Robert John Yurgatis (February 28, 1935 – December 21, 2023), was an American film, stage and television actor. He was best known for playing Jack Flood in the American crime drama television series Target: The Corruptors!.

==Life and career==
Harland was born in Chester, Pennsylvania. He attended St. James High School for Boys, graduating in 1953. After graduating, he attended Columbia School of Broadcasting in Philadelphia, Pennsylvania, before working as a disc jockey and radio announcer in Wilmington, Delaware. He then studied at the American Academy of Dramatic Arts in Manhattan, New York, living in Greenwich Village, New York, and taking roles in the academy's stage productions.

In 1957, Harland played the lead role in a production of Bus Stop at the Robin Hood Playhouse in Arden, Delaware. He used the stage name Harland. He began his screen career in 1958, starring as Hank Moore in the film As Young as We Are, starring along with Pippa Scott. In the same year, he made his television debut in the syndicated anthology television series The Silent Service. In 1960, he played the recurring role of Deputy Billy Lordan in the NBC western television series Law of the Plainsman.

Later in his career, in 1961, Harland starred as Jack Flood in the ABC crime drama television series Target: The Corruptors!, starring along with Stephen McNally.
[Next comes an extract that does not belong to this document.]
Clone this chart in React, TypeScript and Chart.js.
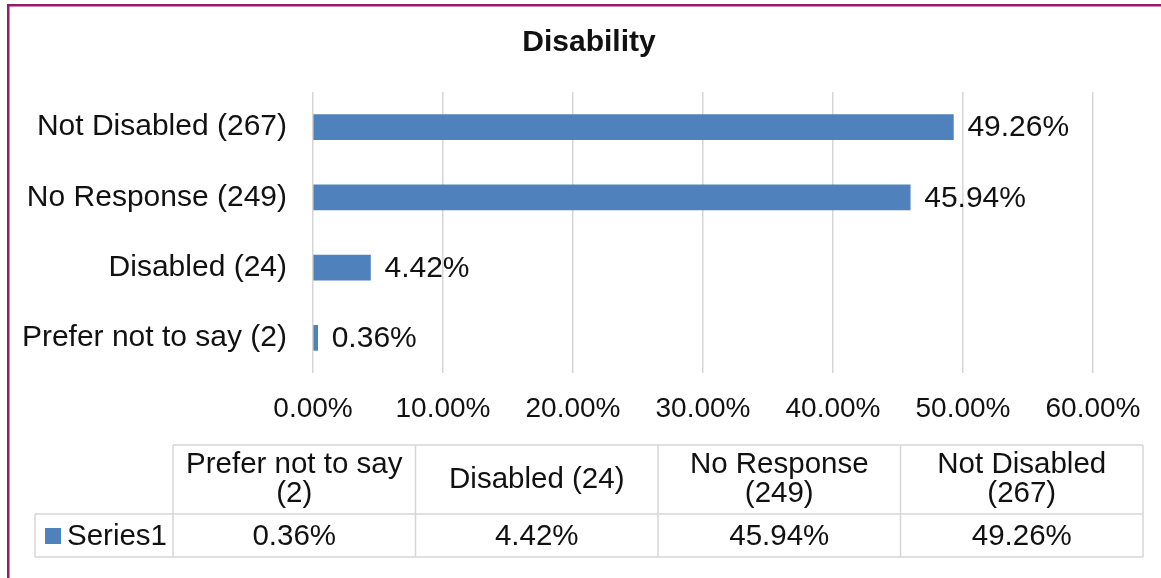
import React, { useEffect, useRef } from "react";
import { Chart, registerables } from "chart.js";

Chart.register(...registerables);

const chartTitle = "Disability";
const categories = ["Not Disabled (267)", "No Response (249)", "Disabled (24)", "Prefer not to say (2)"];
const values = [49.26, 45.94, 4.42, 0.36];
const seriesName = "Series1";
const xMin = 0;
const xMax = 60;
const xStep = 10;

const FONT = '"Liberation Sans", Arial, sans-serif';
const BAR = "#4f81bd";
const TEXT = "#111111";
const GRID = "#d6d6d6";
const FRAME = "#951a6d";

const fmt = (v: number) => v.toFixed(2) + "%";

function wrap(ctx: CanvasRenderingContext2D, text: string, maxW: number): string[] {
  const words = text.split(" ");
  const lines: string[] = [];
  let cur = "";
  for (const w of words) {
    const test = cur ? cur + " " + w : w;
    if (ctx.measureText(test).width > maxW && cur) {
      lines.push(cur);
      cur = w;
    } else cur = test;
  }
  if (cur) lines.push(cur);
  return lines;
}

const decorPlugin = {
  id: "decor",
  afterDatasetsDraw(chart: any) {
    const ctx = chart.ctx as CanvasRenderingContext2D;
    const meta = chart.getDatasetMeta(0);
    const data = chart.data.datasets[0].data as number[];
    ctx.save();
    ctx.font = `30px ${FONT}`;
    ctx.fillStyle = TEXT;
    ctx.textAlign = "left";
    ctx.textBaseline = "middle";
    meta.data.forEach((bar: any, i: number) => {
      ctx.fillText(fmt(data[i]), bar.x + 14, bar.y + 1);
    });
    ctx.restore();
  },
  afterDraw(chart: any) {
    const ctx = chart.ctx as CanvasRenderingContext2D;
    const labels = (chart.data.labels as string[]).slice().reverse();
    const data = (chart.data.datasets[0].data as number[]).slice().reverse();
    ctx.save();
    // frame
    ctx.fillStyle = FRAME;
    ctx.fillRect(7, 4, chart.width - 7, 2.5);
    ctx.fillRect(7, 4, 2.5, chart.height - 4);

    // title
    ctx.fillStyle = TEXT;
    ctx.font = `bold 30px ${FONT}`;
    ctx.textAlign = "center";
    ctx.textBaseline = "middle";
    ctx.fillText(chartTitle, 589, 43);

    // data table
    const left = 35;
    const keyRight = 173;
    const right = 1143;
    const top = 445;
    const mid = 514;
    const bottom = 557;
    const colW = (right - keyRight) / labels.length;
    ctx.strokeStyle = GRID;
    ctx.lineWidth = 1.5;
    ctx.beginPath();
    ctx.moveTo(keyRight, top);
    ctx.lineTo(right, top);
    ctx.moveTo(left, mid);
    ctx.lineTo(right, mid);
    ctx.moveTo(left, bottom);
    ctx.lineTo(right, bottom);
    ctx.moveTo(left, mid);
    ctx.lineTo(left, bottom);
    for (let i = 0; i <= labels.length; i++) {
      const x = keyRight + i * colW;
      ctx.moveTo(x, top);
      ctx.lineTo(x, bottom);
    }
    ctx.stroke();

    ctx.fillStyle = TEXT;
    ctx.font = `29.5px ${FONT}`;
    ctx.textAlign = "center";
    ctx.textBaseline = "middle";
    const headCenter = (top + mid) / 2;
    labels.forEach((lab, i) => {
      const cx = keyRight + (i + 0.5) * colW;
      const lines = wrap(ctx, lab, colW - 12);
      const lh = 29;
      lines.forEach((ln, j) => {
        ctx.fillText(ln, cx, headCenter + (j - (lines.length - 1) / 2) * lh);
      });
      ctx.fillText(fmt(data[i]), cx, (mid + bottom) / 2 + 1);
    });
    // legend key
    ctx.fillStyle = BAR;
    ctx.fillRect(45, 528, 16, 16);
    ctx.fillStyle = TEXT;
    ctx.textAlign = "left";
    ctx.fillText(seriesName, 67, (mid + bottom) / 2 + 1);
    ctx.restore();
  },
};

export default function App() {
  const ref = useRef<HTMLCanvasElement | null>(null);
  useEffect(() => {
    if (!ref.current) return;
    const chart = new Chart(ref.current, {
      type: "bar",
      data: {
        labels: categories,
        datasets: [
          {
            label: seriesName,
            data: values,
            backgroundColor: BAR,
            barThickness: 25,
          },
        ],
      },
      options: {
        indexAxis: "y",
        responsive: false,
        animation: false,
        devicePixelRatio: 1,
        layout: { padding: { left: 0, right: 68, top: 92, bottom: 0 } },
        plugins: {
          legend: { display: false },
          tooltip: { enabled: false },
          title: { display: false },
        },
        scales: {
          x: {
            min: xMin,
            max: xMax,
            afterFit: (s: any) => {
              s.height = 205;
            },
            border: { display: false },
            grid: { color: GRID, lineWidth: 1.5, drawTicks: false },
            ticks: {
              stepSize: xStep,
              padding: 19,
              color: TEXT,
              font: { family: FONT, size: 28 },
              callback: (v: any) => fmt(Number(v)),
            },
          },
          y: {
            afterFit: (s: any) => {
              s.width = 313;
            },
            border: { display: false },
            grid: { display: false, drawTicks: false },
            ticks: {
              padding: 26,
              color: TEXT,
              font: { family: FONT, size: 30 },
            },
          },
        },
      },
      plugins: [decorPlugin],
    });
    return () => chart.destroy();
  }, []);
  return (
    <div style={{ position: "absolute", left: 0, top: 0, width: 1161, height: 578, background: "#fff" }}>
      <canvas ref={ref} width={1161} height={578} style={{ display: "block" }} />
    </div>
  );
}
After the series ended in 1962, he played the recurring role of Sgt. Older in the ABC police procedural television series The Rookies, and the recurring role of Colorado gubernatorial candidate James Rayford in the eighth season of the ABC soap opera television series Dynasty. He guest-starred in television programs including three episodes of Perry Mason, Outlaws, Petticoat Junction, Ben Casey, The Life and Legend of Wyatt Earp, Wagon Train, The Millionaire and Zane Grey Theatre.

Harland retired from acting in 1997, last appearing in the film The Rest of My Life.

== Death ==
Harland died on December 21, 2023, in Gloucester City, New Jersey, at the age of 88.